Reply:There are no hard and fast rules for visiting gravesites ... while one person will go once a week, another person will go once per year. Just go when you need to go (and only you will know when and how often this is).
Of course it is important to spend time with your mother, but it is also important to not dwell on the past ... you will carry on with your own life. Consider yourself lucky to have your mother so close to you ... my mother's (and father's) ashes are scattered about four hours from here and, trust me, I can't get out there every weekend, even if I wanted to.
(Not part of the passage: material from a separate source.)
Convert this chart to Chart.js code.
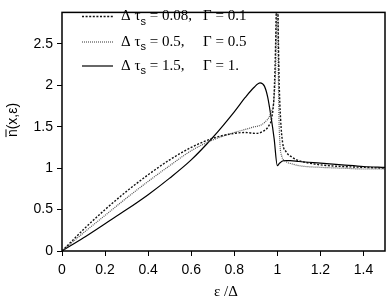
<!DOCTYPE html>
<html>
<head>
<meta charset="utf-8">
<script src="https://cdn.jsdelivr.net/npm/chart.js@4/dist/chart.umd.min.js"></script>
<style>
  body{margin:0;background:#fff;}
  canvas{display:block;}
</style>
</head>
<body>
<canvas id="myChart" width="390" height="302"></canvas>
<script>
'use strict';
// dtau = 0.08, Gamma = 0.1
let x1=[0,0.05,0.1,0.2,0.3,0.4,0.5,0.6,0.7,0.8,0.85,0.9,0.93,0.96,0.975,0.985,0.992,0.997,1.0,1.003,1.008,1.015,1.025,1.04,1.07,1.1,1.15,1.2,1.3,1.4,1.5];
let y1=[0,0.13,0.26,0.5,0.72,0.92,1.1,1.25,1.36,1.42,1.43,1.42,1.44,1.51,1.62,1.9,2.5,3.2,3.5,2.9,2.1,1.6,1.3,1.2,1.13,1.09,1.06,1.04,1.02,1.01,1.0];
// dtau = 0.5, Gamma = 0.5
let x2=[0,0.1,0.2,0.3,0.4,0.5,0.6,0.7,0.8,0.88,0.94,0.97,0.985,0.993,0.998,1.0,1.003,1.007,1.012,1.02,1.04,1.07,1.1,1.2,1.3,1.4,1.5];
let y2=[0,0.22,0.43,0.64,0.84,1.03,1.21,1.34,1.43,1.49,1.55,1.67,1.85,2.3,3.2,3.6,2.6,1.7,1.3,1.15,1.08,1.05,1.03,1.01,1.0,0.99,0.99];
// dtau = 1.5, Gamma = 1.
let x3=[0,0.1,0.2,0.3,0.4,0.5,0.6,0.7,0.8,0.85,0.89,0.92,0.94,0.955,0.97,0.985,1.0,1.01,1.03,1.06,1.1,1.2,1.3,1.4,1.5];
let y3=[0,0.16,0.33,0.5,0.68,0.88,1.1,1.37,1.68,1.85,1.97,2.03,1.99,1.86,1.63,1.36,1.03,1.06,1.09,1.09,1.08,1.06,1.04,1.02,1.01];

let xTicks=[0,0.2,0.4,0.6,0.8,1,1.2,1.4];
let yTicks=[0,0.5,1,1.5,2,2.5];
let tauLabels=['0.08','0.5','1.5'];
let gammaLabels=['0.1','0.5','1.'];

function points(xs, ys){
  let out=[];
  for(let i=0; i<xs.length; i++){
    out.push({x:xs[i], y:ys[i]});
  }
  return out;
}

let lineStyles=[
  {color:'#111', width:1.4, dash:[2,1.6]},
  {color:'#555', width:1.2, dash:[1,1]},
  {color:'#000', width:1.2, dash:[]}
];

let boxPlugin={
  id:'boxPlugin',
  afterDraw(chart){
    let ctx=chart.ctx;
    let a=chart.chartArea;
    ctx.save();
    ctx.strokeStyle='#000';
    ctx.lineWidth=1.5;
    ctx.strokeRect(a.left, a.top, a.right-a.left, a.bottom-a.top);

    // legend
    let rows=[16.5, 42, 66];
    for(let i=0; i<3; i++){
      let s=lineStyles[i];
      ctx.strokeStyle=s.color;
      ctx.lineWidth=s.width;
      ctx.setLineDash(s.dash);
      ctx.beginPath();
      ctx.moveTo(82, rows[i]);
      ctx.lineTo(113, rows[i]);
      ctx.stroke();
      ctx.setLineDash([]);
      ctx.fillStyle='#000';
      ctx.textBaseline='middle';
      ctx.textAlign='left';
      ctx.font='15px "Liberation Serif"';
      let x=121;
      ctx.fillText('\u0394 \u03c4', x, rows[i]);
      x+=ctx.measureText('\u0394 \u03c4').width;
      ctx.font='11px "Liberation Sans"';
      ctx.fillText('s', x, rows[i]+5);
      x+=ctx.measureText('s').width;
      ctx.font='15px "Liberation Serif"';
      ctx.fillText(' = '+tauLabels[i]+',', x, rows[i]);
      ctx.fillText('\u0393 = '+gammaLabels[i], 203, rows[i]);
    }

    // x title
    ctx.font='15px "Liberation Serif"';
    ctx.textAlign='center';
    ctx.fillText('\u03b5 /\u0394', 226, 292);

    // y title
    ctx.translate(13, 120);
    ctx.rotate(-Math.PI/2);
    ctx.font='14px "Liberation Sans"';
    ctx.textAlign='center';
    let txt='n(x,\u03b5)';
    ctx.fillText(txt, 0, 0);
    let w=ctx.measureText(txt).width;
    let nw=ctx.measureText('n').width;
    ctx.strokeStyle='#000';
    ctx.lineWidth=1;
    ctx.beginPath();
    ctx.moveTo(-w/2, -7);
    ctx.lineTo(-w/2+nw, -7);
    ctx.stroke();
    ctx.restore();
  }
};

let ctx=document.getElementById('myChart').getContext('2d');
let myChart=new Chart(ctx, {
  type:'line',
  data:{
    datasets:[
      {data:points(x1,y1)},
      {data:points(x2,y2)},
      {data:points(x3,y3)}
    ].map(function(d, i){
      d.borderColor=lineStyles[i].color;
      d.borderWidth=lineStyles[i].width;
      d.borderDash=lineStyles[i].dash;
      d.pointRadius=0;
      d.fill=false;
      d.cubicInterpolationMode='monotone';
      return d;
    })
  },
  options:{
    responsive:false,
    animation:false,
    layout:{padding:{top:2, right:5, left:0, bottom:0}},
    plugins:{legend:{display:false}, tooltip:{enabled:false}},
    scales:{
      x:{
        type:'linear',
        min:0,
        max:1.5,
        afterBuildTicks(scale){ scale.ticks=xTicks.map(v=>({value:v})); },
        afterFit(scale){ scale.height=51; },
        ticks:{color:'#000', font:{family:'Liberation Sans', size:14}, padding:6, maxRotation:0,
          callback(v){ return String(v); }},
        grid:{drawOnChartArea:false, tickLength:5, color:'#000', lineWidth:1},
        border:{display:false}
      },
      y:{
        type:'linear',
        min:0,
        max:2.88,
        afterBuildTicks(scale){ scale.ticks=yTicks.map(v=>({value:v})); },
        afterFit(scale){ scale.width=62; },
        ticks:{color:'#000', font:{family:'Liberation Sans', size:14}, padding:4,
          callback(v){ return String(v); }},
        grid:{drawOnChartArea:false, tickLength:5, color:'#000', lineWidth:1},
        border:{display:false}
      }
    }
  },
  plugins:[boxPlugin]
});
</script>
</body>
</html>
Reply:i have the same situation with my father who died 5 years ago. When i have gone to his gravesight i just dont feel him there. and i sure hope he is not there anymore dont feel guilty you know everyone has there own way of dealing with these things. it has nothing to do with how much you loved her when she was here
Reply:She's with you every day. You can't physically see her, although she may leave little signs that she's there. If she were alive, what would she tell you about visiting her grave after her death? That might help you know the answer to your question. You don't have to feel guilty I suspect she wouldn't want that either. Just live your life in a manner that would have made her proud and know she's with you every day. Your guardian angel now. Best wishes to you.